While waiting to be able to reopen the doors of Brolio Castle and its Museum to visitors, we want to introduce you to one of the greatest art treasures kept here, particularly beloved by the Ricasoli family and a source of great pleasure for those who can admire it: the Polyptych by Ugolino di Nerio. Dated around 1320, it represents the Madonna and Child, flanked by Saints Peter, Paul, John the Baptist and John the Evangelist on a gold background.

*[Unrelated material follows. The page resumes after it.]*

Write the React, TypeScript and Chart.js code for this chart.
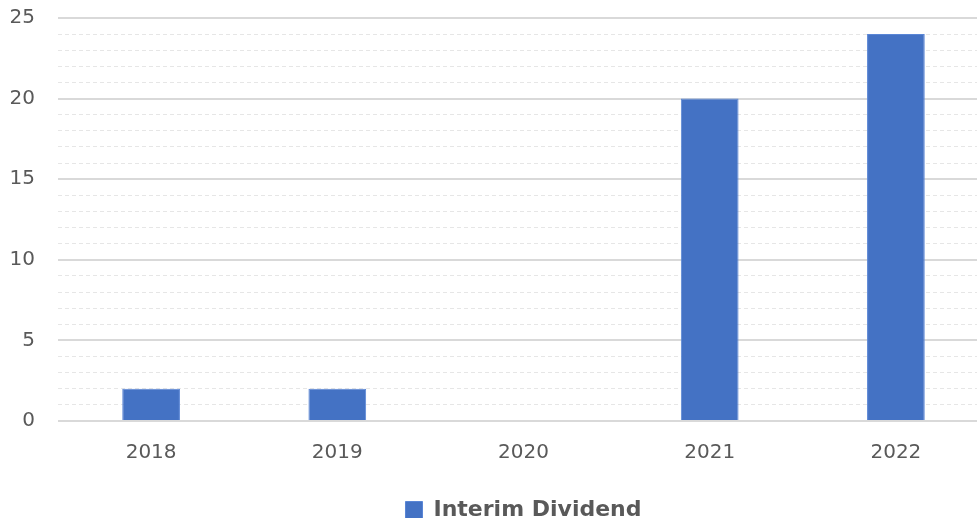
import React, { useEffect, useRef } from "react";
import { Chart, registerables } from "chart.js";

Chart.register(...registerables);

const categories = ["2018", "2019", "2020", "2021", "2022"];
const interimDividend = [2, 2, 0, 20, 24];
const seriesLabel = "Interim Dividend";
const yMin = 0;
const yMax = 25;
const yStep = 1;
const yLabelEvery = 5;

const FONT = "'DejaVu Sans', Verdana, sans-serif";

export default function App() {
  const ref = useRef<HTMLCanvasElement | null>(null);

  useEffect(() => {
    document.body.style.margin = "0";
    if (!ref.current) return;
    const chart = new Chart(ref.current, {
      type: "bar",
      data: {
        labels: categories,
        datasets: [
          {
            label: seriesLabel,
            data: interimDividend,
            backgroundColor: "#4472C4",
            borderColor: "#5a86d6",
            borderWidth: 1,
            categoryPercentage: 1,
            barPercentage: 0.31,
          },
        ],
      },
      options: {
        animation: false,
        responsive: false,
        devicePixelRatio: 1,
        layout: { padding: { top: 1, left: 10, right: 1, bottom: 0 } },
        plugins: {
          tooltip: { enabled: false },
          legend: {
            position: "bottom",
            fullSize: false,
            labels: {
              color: "#595959",
              font: { family: FONT, size: 22, weight: "bold" },
              boxWidth: 17,
              boxHeight: 17,
              padding: 4,
            },
          },
        },
        scales: {
          x: {
            grid: { display: false, drawTicks: false },
            border: { display: false },
            ticks: {
              color: "#595959",
              font: { family: FONT, size: 20 },
              padding: 20,
            },
            afterFit: (scale: any) => {
              scale.height = 74;
            },
          },
          y: {
            min: yMin,
            max: yMax,
            grid: {
              drawTicks: false,
              color: (ctx: any) =>
                ctx.tick && ctx.tick.value % yLabelEvery === 0 ? "#d9d9d9" : "#e6e6e6",
              lineWidth: (ctx: any) =>
                ctx.tick && ctx.tick.value % yLabelEvery === 0 ? 2 : 1,
            },
            border: {
              display: false,
              dash: (ctx: any) =>
                ctx.tick && ctx.tick.value % yLabelEvery === 0 ? [] : [4, 3],
            },
            ticks: {
              stepSize: yStep,
              autoSkip: false,
              color: "#595959",
              font: { family: FONT, size: 20 },
              padding: 23,
              callback: (v: any) => (Number(v) % yLabelEvery === 0 ? String(v) : ""),
            },
            afterFit: (scale: any) => {
              scale.width = 48;
            },
          },
        },
      },
    });
    return () => chart.destroy();
  }, []);

  return (
    <div style={{ width: 977, height: 518, overflow: "hidden", background: "#fff" }}>
      <canvas
        ref={ref}
        width={990}
        height={548}
        style={{ display: "block", marginTop: -17 }}
      />
    </div>
  );
}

The artist was an important figure in the Tuscan art scene of his time, so much so that he was mentioned by Vasari in his work Vite. Little is known about his biography: after an initial apprenticeship with his father, also a painter, he seems to have been a close collaborator of Duccio di Buoninsegna in Siena. Among his best-known works are the wonderful polyptychs on the altars of the Florentine basilicas Santa Maria Novella and Santa Croce; the work from the latter is now split up among the halls of important European and American museums.

Brolio’s polyptych was transferred here around 1874 by the “Iron Baron” Bettino from the nearby church owned at that time by the Ricasoli family, the Pieve di San Polo in Rosso. Baron Ricasoli first had it carefully restored and later placed it in the chapel of the Castle. Here it remained for a long time, as is evident in the photos held by the Alinari Historical Archive, until – Francesco Ricasoli recalls – his father had it transferred inside the villa to “protect it”.

Recently restored a second time, it is now located in the most scenic room of the Castle, the Armory, where it seems to try to attract the eyes of visitors. The detail we love: the Child who grasps the veil of his Mother, a gesture of great humanity.